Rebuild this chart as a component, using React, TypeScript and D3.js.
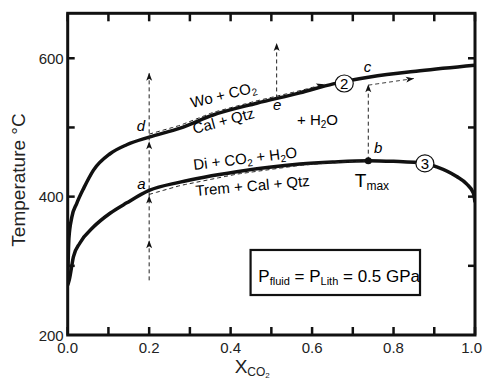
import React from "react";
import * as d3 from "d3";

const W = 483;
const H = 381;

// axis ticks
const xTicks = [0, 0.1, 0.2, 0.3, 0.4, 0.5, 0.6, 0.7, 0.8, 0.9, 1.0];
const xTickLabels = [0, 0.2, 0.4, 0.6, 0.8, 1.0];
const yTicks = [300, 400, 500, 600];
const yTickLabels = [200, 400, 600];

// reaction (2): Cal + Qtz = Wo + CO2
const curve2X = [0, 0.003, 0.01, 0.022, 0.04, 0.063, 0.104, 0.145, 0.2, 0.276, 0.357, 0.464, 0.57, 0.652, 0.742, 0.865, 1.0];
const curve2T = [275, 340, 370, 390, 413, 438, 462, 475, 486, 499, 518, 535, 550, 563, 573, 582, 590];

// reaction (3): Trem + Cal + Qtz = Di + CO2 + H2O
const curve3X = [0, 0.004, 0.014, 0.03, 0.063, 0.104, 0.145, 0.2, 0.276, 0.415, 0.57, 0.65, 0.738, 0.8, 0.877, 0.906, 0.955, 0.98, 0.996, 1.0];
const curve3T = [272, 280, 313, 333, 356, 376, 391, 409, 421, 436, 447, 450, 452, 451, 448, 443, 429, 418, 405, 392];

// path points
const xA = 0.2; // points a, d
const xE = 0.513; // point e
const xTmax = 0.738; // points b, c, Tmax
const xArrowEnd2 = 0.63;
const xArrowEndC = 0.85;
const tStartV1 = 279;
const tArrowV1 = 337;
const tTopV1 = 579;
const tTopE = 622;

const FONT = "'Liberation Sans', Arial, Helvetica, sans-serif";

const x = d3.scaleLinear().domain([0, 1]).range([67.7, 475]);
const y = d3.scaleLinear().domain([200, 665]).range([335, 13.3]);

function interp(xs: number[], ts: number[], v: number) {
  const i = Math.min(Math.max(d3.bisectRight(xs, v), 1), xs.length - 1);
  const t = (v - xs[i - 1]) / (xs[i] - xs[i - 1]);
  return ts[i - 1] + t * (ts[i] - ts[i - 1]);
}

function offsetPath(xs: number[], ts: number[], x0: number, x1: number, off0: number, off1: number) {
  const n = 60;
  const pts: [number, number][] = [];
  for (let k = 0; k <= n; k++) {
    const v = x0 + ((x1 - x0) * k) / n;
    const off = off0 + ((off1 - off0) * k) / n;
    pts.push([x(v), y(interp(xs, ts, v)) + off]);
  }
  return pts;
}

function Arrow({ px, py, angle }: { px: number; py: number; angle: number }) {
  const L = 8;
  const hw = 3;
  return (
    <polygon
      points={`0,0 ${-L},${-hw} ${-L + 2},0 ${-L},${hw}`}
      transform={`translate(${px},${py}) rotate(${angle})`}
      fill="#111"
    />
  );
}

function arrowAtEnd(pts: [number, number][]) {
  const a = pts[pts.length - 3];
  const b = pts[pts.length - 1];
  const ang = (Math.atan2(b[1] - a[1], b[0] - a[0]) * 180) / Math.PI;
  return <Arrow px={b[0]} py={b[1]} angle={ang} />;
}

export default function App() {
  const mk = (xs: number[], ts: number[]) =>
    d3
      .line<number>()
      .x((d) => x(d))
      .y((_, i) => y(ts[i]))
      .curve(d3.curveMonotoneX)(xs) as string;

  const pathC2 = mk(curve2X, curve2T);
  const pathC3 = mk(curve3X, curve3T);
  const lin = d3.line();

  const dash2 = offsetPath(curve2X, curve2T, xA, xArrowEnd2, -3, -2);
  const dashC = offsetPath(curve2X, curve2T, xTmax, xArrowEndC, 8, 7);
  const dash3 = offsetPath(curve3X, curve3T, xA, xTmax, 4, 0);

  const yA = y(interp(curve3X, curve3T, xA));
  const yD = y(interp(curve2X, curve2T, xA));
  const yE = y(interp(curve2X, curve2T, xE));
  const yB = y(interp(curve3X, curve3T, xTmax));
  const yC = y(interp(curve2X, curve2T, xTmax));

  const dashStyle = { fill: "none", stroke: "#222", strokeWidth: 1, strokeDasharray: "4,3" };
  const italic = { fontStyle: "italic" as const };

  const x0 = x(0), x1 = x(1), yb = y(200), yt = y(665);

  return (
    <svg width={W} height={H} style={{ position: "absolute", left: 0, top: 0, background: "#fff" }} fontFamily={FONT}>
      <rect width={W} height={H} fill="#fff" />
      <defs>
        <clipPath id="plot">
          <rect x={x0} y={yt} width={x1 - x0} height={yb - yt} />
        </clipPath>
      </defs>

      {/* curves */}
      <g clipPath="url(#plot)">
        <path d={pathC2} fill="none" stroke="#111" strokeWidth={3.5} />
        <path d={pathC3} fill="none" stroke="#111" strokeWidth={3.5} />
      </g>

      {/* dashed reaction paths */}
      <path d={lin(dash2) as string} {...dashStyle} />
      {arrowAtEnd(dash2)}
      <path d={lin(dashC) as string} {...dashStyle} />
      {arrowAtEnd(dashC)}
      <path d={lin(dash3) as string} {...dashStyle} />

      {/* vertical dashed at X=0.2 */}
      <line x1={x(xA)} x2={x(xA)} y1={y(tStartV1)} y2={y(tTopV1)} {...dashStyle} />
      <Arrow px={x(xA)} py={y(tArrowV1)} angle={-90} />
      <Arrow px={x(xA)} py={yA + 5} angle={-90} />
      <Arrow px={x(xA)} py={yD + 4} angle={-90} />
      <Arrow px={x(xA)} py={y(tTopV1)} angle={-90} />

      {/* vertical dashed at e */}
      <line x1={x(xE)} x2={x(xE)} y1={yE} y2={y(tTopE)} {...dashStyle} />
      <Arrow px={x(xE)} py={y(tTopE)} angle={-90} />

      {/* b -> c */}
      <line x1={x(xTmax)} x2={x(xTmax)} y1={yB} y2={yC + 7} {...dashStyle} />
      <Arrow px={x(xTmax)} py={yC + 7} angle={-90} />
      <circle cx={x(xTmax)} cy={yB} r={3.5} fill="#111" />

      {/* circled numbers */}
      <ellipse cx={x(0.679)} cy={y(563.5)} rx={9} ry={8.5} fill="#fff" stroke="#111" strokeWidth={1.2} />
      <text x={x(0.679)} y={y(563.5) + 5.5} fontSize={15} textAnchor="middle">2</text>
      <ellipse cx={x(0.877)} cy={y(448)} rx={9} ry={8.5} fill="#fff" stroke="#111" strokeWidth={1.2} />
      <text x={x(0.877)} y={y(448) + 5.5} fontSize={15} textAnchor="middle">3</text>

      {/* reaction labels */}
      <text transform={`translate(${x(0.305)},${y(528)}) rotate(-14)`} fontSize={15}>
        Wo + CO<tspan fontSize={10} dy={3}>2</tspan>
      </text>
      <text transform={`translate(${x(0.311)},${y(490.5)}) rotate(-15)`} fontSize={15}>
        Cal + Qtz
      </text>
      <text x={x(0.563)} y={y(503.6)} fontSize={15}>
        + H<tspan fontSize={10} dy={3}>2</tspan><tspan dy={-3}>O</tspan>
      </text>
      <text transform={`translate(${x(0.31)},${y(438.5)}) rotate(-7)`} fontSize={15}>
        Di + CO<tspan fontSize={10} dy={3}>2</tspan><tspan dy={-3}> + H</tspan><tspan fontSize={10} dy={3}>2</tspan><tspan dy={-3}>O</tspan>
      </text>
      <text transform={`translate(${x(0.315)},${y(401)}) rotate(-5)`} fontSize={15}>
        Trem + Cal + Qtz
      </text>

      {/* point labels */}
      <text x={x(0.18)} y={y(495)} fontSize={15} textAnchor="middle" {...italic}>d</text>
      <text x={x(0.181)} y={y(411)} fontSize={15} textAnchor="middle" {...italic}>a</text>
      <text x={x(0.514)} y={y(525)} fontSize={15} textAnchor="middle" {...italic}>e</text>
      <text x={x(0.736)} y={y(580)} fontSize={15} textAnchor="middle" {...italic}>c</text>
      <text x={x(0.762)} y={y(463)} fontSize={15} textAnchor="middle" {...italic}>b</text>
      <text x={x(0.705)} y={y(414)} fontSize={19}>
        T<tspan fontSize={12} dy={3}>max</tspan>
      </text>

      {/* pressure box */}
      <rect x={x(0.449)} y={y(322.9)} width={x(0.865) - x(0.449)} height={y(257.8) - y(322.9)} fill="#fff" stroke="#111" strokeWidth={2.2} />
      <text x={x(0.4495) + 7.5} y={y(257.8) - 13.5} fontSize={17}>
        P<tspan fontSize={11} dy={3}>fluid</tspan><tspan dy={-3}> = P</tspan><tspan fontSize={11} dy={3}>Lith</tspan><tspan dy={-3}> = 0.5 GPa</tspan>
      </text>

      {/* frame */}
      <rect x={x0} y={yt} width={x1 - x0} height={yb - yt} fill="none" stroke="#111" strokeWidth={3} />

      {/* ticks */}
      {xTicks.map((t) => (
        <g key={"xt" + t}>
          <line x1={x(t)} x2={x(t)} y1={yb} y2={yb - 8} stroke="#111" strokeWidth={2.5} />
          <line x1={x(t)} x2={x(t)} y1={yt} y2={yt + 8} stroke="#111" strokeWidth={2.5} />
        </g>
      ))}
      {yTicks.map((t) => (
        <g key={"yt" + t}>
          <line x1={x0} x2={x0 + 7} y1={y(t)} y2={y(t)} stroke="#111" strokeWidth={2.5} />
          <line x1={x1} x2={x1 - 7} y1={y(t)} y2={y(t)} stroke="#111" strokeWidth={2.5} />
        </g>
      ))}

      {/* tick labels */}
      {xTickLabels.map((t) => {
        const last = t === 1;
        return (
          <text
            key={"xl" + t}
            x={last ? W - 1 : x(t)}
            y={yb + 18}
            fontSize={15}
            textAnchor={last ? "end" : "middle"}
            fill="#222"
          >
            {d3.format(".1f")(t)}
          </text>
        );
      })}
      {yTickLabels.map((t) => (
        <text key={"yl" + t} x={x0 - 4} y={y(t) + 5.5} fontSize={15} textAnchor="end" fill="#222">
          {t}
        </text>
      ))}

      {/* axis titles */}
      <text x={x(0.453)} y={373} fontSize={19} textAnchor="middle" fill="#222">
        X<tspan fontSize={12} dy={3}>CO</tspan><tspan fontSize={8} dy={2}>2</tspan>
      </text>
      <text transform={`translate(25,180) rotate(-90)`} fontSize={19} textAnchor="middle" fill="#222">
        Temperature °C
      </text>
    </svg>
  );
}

━━━━━━━━━━━━━━━━━━━━━━━━━━━━━━

Goal — Restate only the lines running from the start of the material above through the line containing "418, 405, 392];", ends included. No pictures.

Solution for this task —
Rebuild this chart as a component, using React, TypeScript and D3.js.
import React from "react";
import * as d3 from "d3";

const W = 483;
const H = 381;

// axis ticks
const xTicks = [0, 0.1, 0.2, 0.3, 0.4, 0.5, 0.6, 0.7, 0.8, 0.9, 1.0];
const xTickLabels = [0, 0.2, 0.4, 0.6, 0.8, 1.0];
const yTicks = [300, 400, 500, 600];
const yTickLabels = [200, 400, 600];

// reaction (2): Cal + Qtz = Wo + CO2
const curve2X = [0, 0.003, 0.01, 0.022, 0.04, 0.063, 0.104, 0.145, 0.2, 0.276, 0.357, 0.464, 0.57, 0.652, 0.742, 0.865, 1.0];
const curve2T = [275, 340, 370, 390, 413, 438, 462, 475, 486, 499, 518, 535, 550, 563, 573, 582, 590];

// reaction (3): Trem + Cal + Qtz = Di + CO2 + H2O
const curve3X = [0, 0.004, 0.014, 0.03, 0.063, 0.104, 0.145, 0.2, 0.276, 0.415, 0.57, 0.65, 0.738, 0.8, 0.877, 0.906, 0.955, 0.98, 0.996, 1.0];
const curve3T = [272, 280, 313, 333, 356, 376, 391, 409, 421, 436, 447, 450, 452, 451, 448, 443, 429, 418, 405, 392];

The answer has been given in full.